US mulls strike against its citizen in Pakistan
For the first time since the US imposed restrictions on drone strikes, the Obama administration is debating whether to give the go ahead to a lethal strike against an American terror suspect hiding in Pakistan, a media report said.
New York: For the first time since the US imposed restrictions on drone strikes, the Obama administration is debating whether to give the go ahead to a lethal strike against an American terror suspect hiding in Pakistan, a media report said.
Discussions about whether to strike the American in Pakistan have been going on since the middle of last year.
The identity of the American citizen as well as other details about what he is accused of doing and the evidence against him of plotting attacks against Americans are not clear.
The report in the New York Times said it is also not clear how much "reluctance by the administration to approve a strike is based on whether he meets the standard - a continuing, imminent threat against Americans - and how much other factors, like the complications raised by the military preference, are playing a role."
This is the first time American officials are actively discussing killing an American citizen overseas since Obama imposed new restrictions on drone operations last May.
Previously, the Obama administration had carried out a targeted killing operation against an American citizen in September 2011, when a CIA drone strike had killed radical preacher Anwar al-Awlaki in Yemen.
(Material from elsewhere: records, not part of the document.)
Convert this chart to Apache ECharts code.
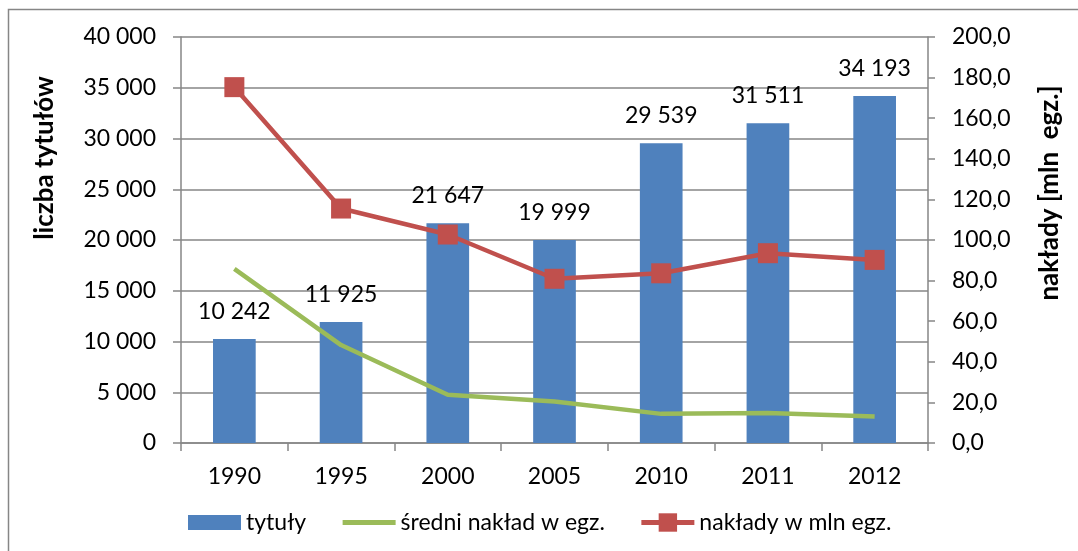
<!DOCTYPE html>
<html><head><meta charset="utf-8">
<script src="https://cdn.jsdelivr.net/npm/echarts@6/dist/echarts.min.js"></script>
<style>html,body{margin:0;padding:0;background:#fff}#c{width:1078px;height:551px}</style>
</head><body><div id="c"></div>
<script>
const categories = ['1990','1995','2000','2005','2010','2011','2012'];
const tytuly = [10242, 11925, 21647, 19999, 29539, 31511, 34193];
const sredniNaklad = [17150, 9650, 4760, 4080, 2870, 2950, 2620];
const naklady = [175.3, 115.5, 102.7, 80.9, 83.6, 93.5, 90.2];
const leftTicks = [0, 40000, 5000];
const rightTicks = [0, 200, 20];

const FONT = 'Lato';
const FS = 23;
const fmtSpace = v => String(Math.round(v)).replace(/\B(?=(\d{3})+(?!\d))/g, ' ');
const grey = '#868686';

const chart = echarts.init(document.getElementById('c'), null, {renderer: 'canvas'});
chart.setOption({
  animation: false,
  textStyle: {fontFamily: FONT, color: '#000'},
  grid: {left: 181, right: 150, top: 37, bottom: 108, containLabel: false},
  legend: {
    left: 183, top: 506,
    itemWidth: 53, itemHeight: 23, itemGap: 34, symbolKeepAspect: true,
    textStyle: {fontFamily: FONT, fontSize: FS, color: '#000'},
    data: [
      {name: 'tytuły', icon: 'path://M0,0h53v15h-53z'},
      {name: 'średni nakład w egz.', itemStyle: {color: 'rgba(0,0,0,0)', borderWidth: 0, opacity: 0},
        lineStyle: {width: 5}, textStyle: {padding: [0, 14, 0, 0]}},
      {name: 'nakłady w mln egz.', lineStyle: {width: 5}}
    ]
  },
  xAxis: {
    type: 'category', data: categories, boundaryGap: true,
    axisLine: {lineStyle: {color: grey, width: 1.5}},
    axisTick: {show: true, length: 8, alignWithLabel: false, lineStyle: {color: grey, width: 1.5}},
    axisLabel: {fontFamily: FONT, fontSize: FS, color: '#000', margin: 22}
  },
  yAxis: [
    {
      type: 'value', min: leftTicks[0], max: leftTicks[1], interval: leftTicks[2],
      axisLine: {show: true, lineStyle: {color: grey, width: 1.5}},
      axisTick: {show: true, length: 8, inside: false, lineStyle: {color: grey, width: 1.5}},
      splitLine: {show: true, lineStyle: {color: grey, width: 1.5}},
      axisLabel: {fontFamily: FONT, fontSize: FS, color: '#000', margin: 25, formatter: fmtSpace}
    },
    {
      type: 'value', min: rightTicks[0], max: rightTicks[1], interval: rightTicks[2], position: 'right',
      axisLine: {show: true, lineStyle: {color: grey, width: 1.5}},
      axisTick: {show: true, length: 7, lineStyle: {color: grey, width: 1.5}},
      splitLine: {show: false},
      axisLabel: {fontFamily: FONT, fontSize: FS, color: '#000', margin: 24,
        formatter: v => v.toFixed(1).replace('.', ',')}
    }
  ],
  series: [
    {
      name: 'tytuły', type: 'bar', data: tytuly, yAxisIndex: 0, barWidth: '40%',
      itemStyle: {color: '#4F81BD'},
      label: {show: true, position: 'top', distance: 16, fontFamily: FONT, fontSize: FS, color: '#000', formatter: p => fmtSpace(p.value)}
    },
    {
      name: 'średni nakład w egz.', type: 'line', data: sredniNaklad, yAxisIndex: 0,
      symbol: 'none', lineStyle: {color: '#9BBB59', width: 4.5}, itemStyle: {color: '#9BBB59'}
    },
    {
      name: 'nakłady w mln egz.', type: 'line', data: naklady, yAxisIndex: 1,
      symbol: 'rect', symbolSize: 20, showAllSymbol: true,
      lineStyle: {color: '#C0504D', width: 4.5}, itemStyle: {color: '#C0504D'}
    }
  ],
  graphic: [
    {type: 'rect', shape: {x: 8.5, y: 9.5, width: 1200, height: 800}, style: {fill: 'none', stroke: grey, lineWidth: 1.5}, silent: true, z: -10},
    {type: 'text', x: 45, y: 158, rotation: Math.PI / 2,
      style: {text: 'liczba tytułów', font: 'bold 26px ' + FONT, fill: '#000', align: 'center', verticalAlign: 'middle'}},
    {type: 'text', x: 1050, y: 193, rotation: Math.PI / 2,
      style: {text: 'nakłady [mln  egz.]', font: 'bold 26px ' + FONT, fill: '#000', align: 'center', verticalAlign: 'middle'}}
  ]
});
</script></body></html>
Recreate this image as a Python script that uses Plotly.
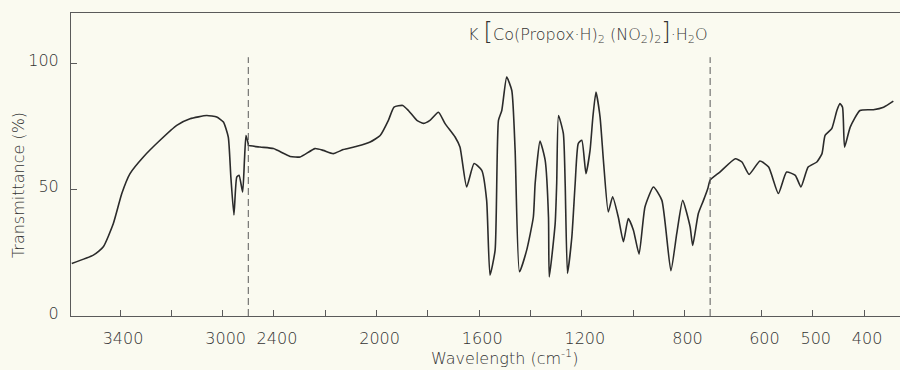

The White House acknowledged last year that four American citizens had been killed in drone strikes during Obama`s tenure. Of these, only Awlaki had been intentionally targeted.
Offering a glimpse of the debate, Representative Mike Rogers of Michigan, chairman of the Intelligence Committee, spoke angrily about the drone restrictions imposed by President Barack Obama.
"Individuals who would have been previously removed from the battlefield by US counter-terrorism operations for attacking or plotting to attack against US interests remain free because of self-imposed red tape," Rogers, a Republican, said during a congressional hearing.
He said the new rules are "endangering the lives of Americans at home and our military overseas in a way that is frustrating to our allies and frustrating to those of us who engage in the oversight of our classified activities."
The administration`s ambivalence on this case has infuriated Rogers.
"The chairman is fired up about this," a congressional aide said.
The aide also confirmed that the Defence Department was initially reluctant to place the American individual on the targeting list, questioning whether he met the new standards that Obama laid out last May.
Eventually the Pentagon came around and the CIA supported a lethal strike from the beginning. Obama has said last May that he intended to gradually shift drone operations from the CIA to the Pentagon, partly to make them more transparent.